I have the Force 10 diesel/kerosene heater and two things improve performance: 1) use a clean 4:1 mixture of kerosene and mineral spirits, and 2) set up an air fan aimed at the heater to circulate the heat around the cabin.


----------



## peterlejeune (Mar 17, 2012)

I had a Force 10 heater in my old 35 foot wooden boat; it was adequate but relied on a pressure tank to keep the Primus like burner running hence it would always go out overnight. In my new boat I have an Espar heater which is magnificent and provides pure luxury when sailing in cold weather. It is not cheap to install however. There are also small heaters which run off charcoal briquettes, some people like them I have no personal experience with it.

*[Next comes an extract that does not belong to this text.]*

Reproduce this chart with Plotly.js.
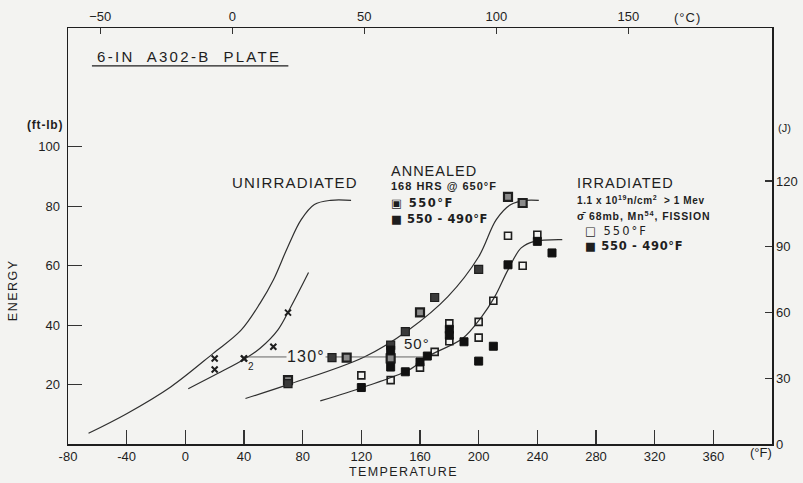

I will say that Force 10 equipment is well built, I do have their propane galleys stove and absolutely love it.


----------



## bvander66 (Sep 30, 2007)

have used a Dickerson diesel for the past 10 years, great heat and no smell, no problems. 
Lighting more complicated than the propane heater, but easy once you have the technique down.
Only maintenance is cleaning the burn chamber occasionally (i use a vaccum) and once a year the chimney.


----------



## Jwebber (11 mo ago)

Curious if thermal powered stove heaters would work on these stoves. They are normally used on wood stoves.
10 Best Heat Powered Wood Stove Fans


----------



## maritimetees (11 mo ago)

Does anyone know where I can get the thermocoupler replacement for the Force 10 Cozy Heater i tried rebuilding it but did not work. Please help?


----------